Despite the cases being years old, the firm’s founding and managing partner, Adam Slater, tells the Sun there is plenty of evidence against the defendants.
“In addition to typical evidence, including witnesses, we have clients who had to be treated for STDs, including HIV, which were contracted during their incarceration. We have others who were impregnated and had abortions, or delivered the child and the officer’s name is on the birth certificate,” he says.
There have been multiple reports, including a 2005 Justice Department study, and lawsuits alleging sexual abuse by corrections officers over the past four decades, but the state failed to take action, Mr. Slater notes.

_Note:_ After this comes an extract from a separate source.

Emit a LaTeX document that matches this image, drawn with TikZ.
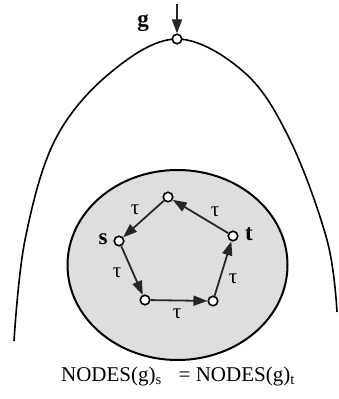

“It is important to remember that, under federal and state law, people who are incarcerated cannot legally consent to sex – the power imbalance is too great,” he says. “We also have numerous clients who were assaulted by the exact same guard – and these were people who don’t know each other and weren’t even incarcerated at the same time.”
When asked if the individuals were seeking settlements or if the cases would likely go to court, Mr. Slater, said “there’s no one size-fits all approach” and that they would be handled “on a case-by-case basis.” He adds that statutes of limitations exist to protect defendants, but his firm is working “to achieve justice for sexual assault survivors.”